I can accept that as a design principle, that iterating over a range twice is in
general considered as undefined behaviour.  It's certainly something that I've
implicitly accepted in my own code, as I don't think I use anything akin to the
above in "real" applications.

Now that said, I think there's also a value in the definition of a random range
as being one where iterating over it multiple times generates statistically
independent outcomes, and I'm curious whether one can reliably achieve that
design goal.

> The second writeln above is therefore treading on dangerous ground; the
> correct approach is to decide whether you want to iterate over the same
> range twice:
> 
>      auto gen = new MtClass19937(unpredictableSeed);
>      auto r = remainder(5, gen);
>      writeln(r.save);		// assuming r is a forward range
>      writeln(r);
> 
> or, if you want two *different* sequences to be extracted from gen:
> 
>      auto gen = new MtClass19937(unpredictableSeed);
>      writeln(remainder(5, gen));
>      writeln(remainder(5, gen));	// call remainder() twice to
> 					// extract 5 elements from gen
> 					// twice
> 
> IOW, the range returned by remainder() is not to be treated as some kind
> of "repeatable data source" in the sense that iterating it multiple
> times will repeat the behaviour of taking 5 elements from gen and doing
> stuff to them.  Instead, it should be treated as a single-use data
> source, that gets consumed by the first writeln(), so the second
> writeln() is, strictly speaking, invalid.

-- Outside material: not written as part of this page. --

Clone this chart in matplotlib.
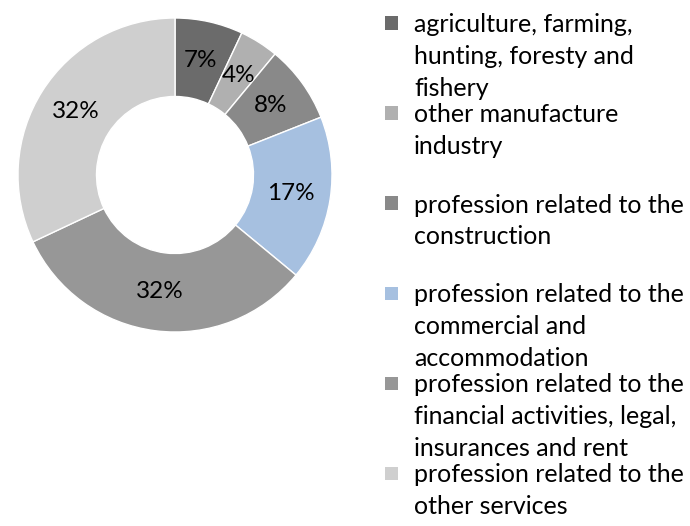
import matplotlib
matplotlib.use("Agg")
import matplotlib.pyplot as plt
from matplotlib.patches import Rectangle

plt.rcParams['font.family'] = ['Lato', 'DejaVu Sans']

# data
categories = [
    "agriculture, farming,\nhunting, foresty and\nfishery",
    "other manufacture\nindustry",
    "profession related to the\nconstruction",
    "profession related to the\ncommercial and\naccommodation",
    "profession related to the\nfinancial activities, legal,\ninsurances and rent",
    "profession related to the\nother services",
]
shares = [7, 4, 8, 17, 32, 32]
colors = ['#6b6b6b', '#b0b0b0', '#898989', '#a6c0e0', '#979797', '#cfcfcf']

W, H = 690, 526
fig = plt.figure(figsize=(W / 100, H / 100), dpi=100)

# donut
ax = fig.add_axes([18 / W, (H - 332) / H, 314 / W, 314 / H])
wedges, texts, autotexts = ax.pie(
    shares, colors=colors, startangle=90, counterclock=False,
    radius=1.0, wedgeprops=dict(width=0.5, edgecolor='white', linewidth=1),
    autopct='%1.0f%%', pctdistance=0.75,
    textprops=dict(fontsize=17.5, color='black'))
ax.set_xlim(-1, 1)
ax.set_ylim(-1, 1)
ax.set_aspect('equal')
ax.axis('off')

# legend drawn by hand to match spacing
sq = 13
for i, (lab, col) in enumerate(zip(categories, colors)):
    y0 = 23 + 90 * i
    fig.patches.append(Rectangle((385 / W, 1 - (y0 + sq / 2) / H), sq / W, sq / H,
                                 transform=fig.transFigure, facecolor=col,
                                 edgecolor='none'))
    for j, line in enumerate(lab.split("\n")):
        fig.text(414 / W, 1 - (y0 + 2 + 31.7 * j) / H, line, fontsize=18,
                 va='center', ha='left', color='black')

fig.savefig("out.png", dpi=100)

Your second example corresponds to what I would do in practice if I were, for
example, generating many random samples.

However, suppose that you have an entity that is heavy to construct.  Then there
may be a value in being able to do something like,

    auto r = someRandomRange(.....);
    foreach(i; iota(1_000_000))
    {
        processResultsOf(r);
    }

... as opposed to,

    foreach(i; iota(1_000_000))
    {
        auto r = someRandomRange(.....);
        processResultsOf(r);
    }

Despite the difficulties I've identified in my previous email, I still think it
ought to be possible to derive a random range design that can do that reliably.

> But r being a value type is really a question of implementation; from an
> abstract POV, the user shouldn't need to know whether it's a value type
> or reference type, and thus should *not* assume one way or another. So
> passing r to writeln twice is, strictly speaking, incorrect code. The
> correct way to achieve what you intend in this case, is to call
> remainder() twice, as in my second code snippet above.

Your point that the repeatable behaviour is an artifact of the range being a
value type is a very good one.  Could a reasonable conclusion be that ranges
should be designed to behave _like_ reference types even if they're technically
implemented as structs, precisely in order to prevent the user from doing unsafe
things like multiple iteration passes?

On the other hand, is there anything particularly wrong with designing a range
to be able to handle multiple iteration passes?